Wind power? Yes, but...

By Matt Pelikan
Published: April 2, 2009

Renewable energy is rapidly gaining traction on the Vineyard. Wood-burning stoves and their miraculously efficient, pellet-burning descendants grace more and more Island living rooms. Growing numbers of photovoltaic arrays and solar collectors are poised to glean energy from the sun as soon as we see it again. And a lengthening queue of proposed wind-power projects may soon be joining Martha's Vineyard's handful of existing turbines.

Indeed, for an Island that can't agree on anything, we have come amazingly close to consensus that increasing our renewable energy base is a desirable goal. Viewed from the Wild Side, this is a good thing. Mostly. Two and a half centuries of a growing global addiction to fossil fuels has dramatically altered the chemical composition of the planet's entire atmosphere. Carbon that has been locked, inert, deep underground for tens of millions of years has been hauled wholesale to surface, combined with oxygen, and belched out to form a planet-spanning blanket of insulation.

Looming climate change is the real, alarming, and to some degree inevitable result - a scientific conclusion that has been accepted by all except a shrinking and increasingly marginalized minority. Whether you look at global warming from the perspective of its effect on society or its effects on the natural world, humanity has opened a Pandora's box of long-term, complex, and mainly undesirable change. Kicking the fossil-fuel habit is our only sane course of action.

But conversion to renewable energy, alone, is not going to solve our problem. Often lost in our euphoria over "green" energy is the reality that every form of energy production comes with costs. One drawback of renewable energy sources is that, by and large, they are relatively weak. Wind, for example, is literally as light as air, and even a fast wind isn't all that fast. As a result, breezes don't contain very much energy, and some of what they do contain is lost in the process of capturing it and converting mechanical energy into more versatile electricity. To meet Martha's Vineyard's electric needs with wind power would require thousands of small turbines or scores of gigantic ones, adding up to a vast commitment of resources.

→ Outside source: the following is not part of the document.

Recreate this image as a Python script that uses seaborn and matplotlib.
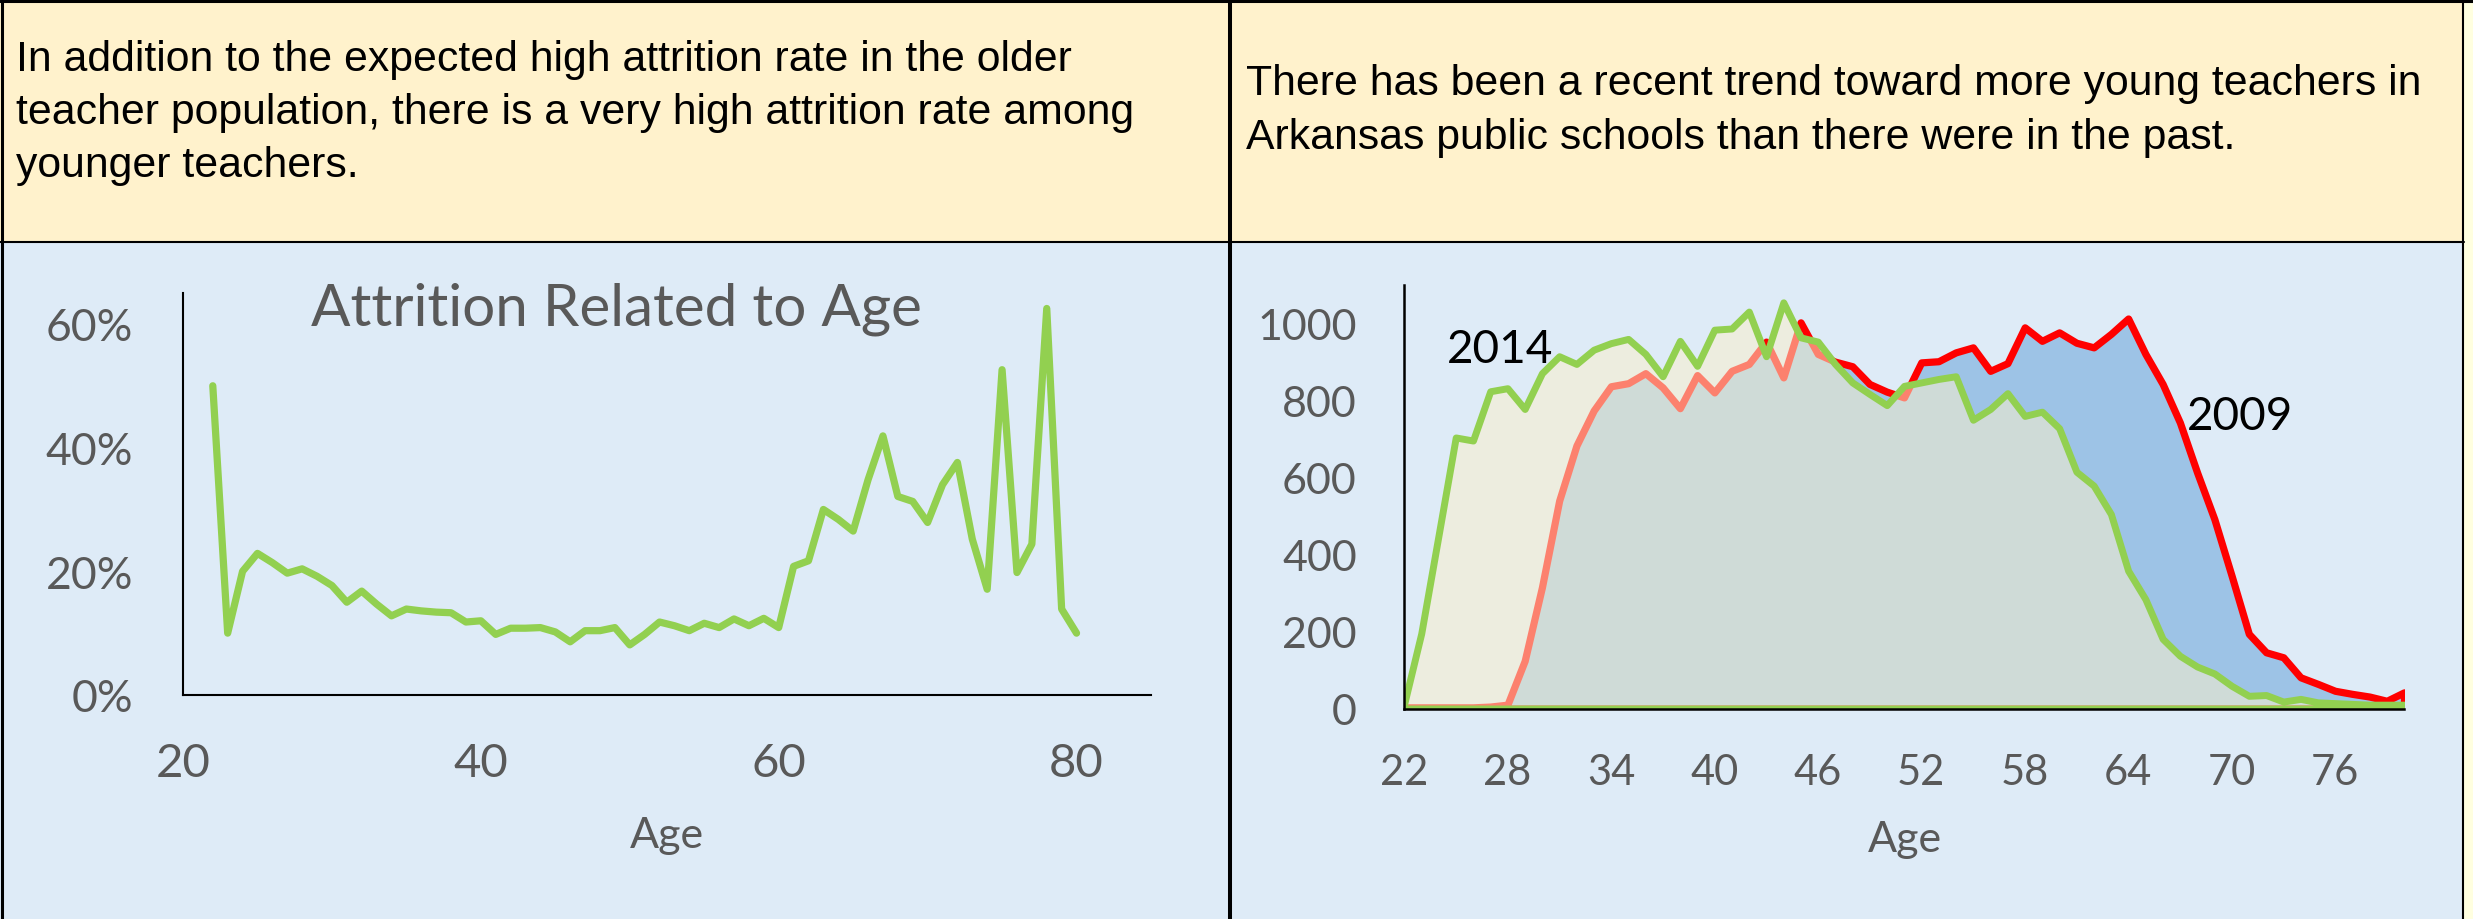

Some costs of renewable energy relate to the entire "energy footprint" of a new turbine or a solar panel: mining raw materials, manufacturing parts, and shipping equipment to the Vineyard all take energy and have ecological impacts. Other costs are more direct and local: wind turbine blades, for example, pose a threat to birds and bats, and while I firmly believe that this risk is slight in most situations, it is still a risk that adds up as more and more turbines go on-line.

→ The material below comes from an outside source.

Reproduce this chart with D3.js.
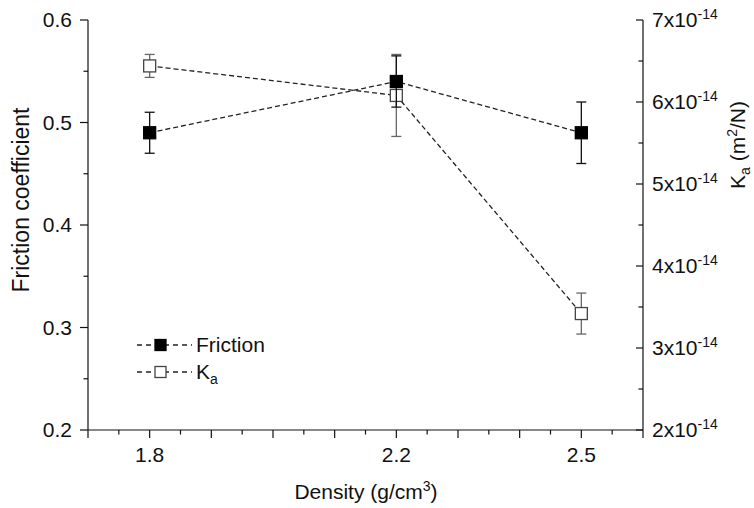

Moreover, large-scale energy development of any kind will have visual impacts and will require space, both concerns on an Island that prizes outdoor activity and depends largely on tourism. Unfortunately, many of the most efficient sites for energy production also happen to be places noted for aesthetic values or heavy wildlife use; the Gay Head Cliffs, for example, offer energetic winds but also attract large numbers of tourists and migrating birds of prey.

In moving toward renewable energy, then, the Martha's Vineyard community should avoid the complacent illusion that reduced impacts, or different impacts, are the same as no impacts at all. The fact that some impacts are less noxious than the ones that result from burning fossil fuel doesn't make them any less real.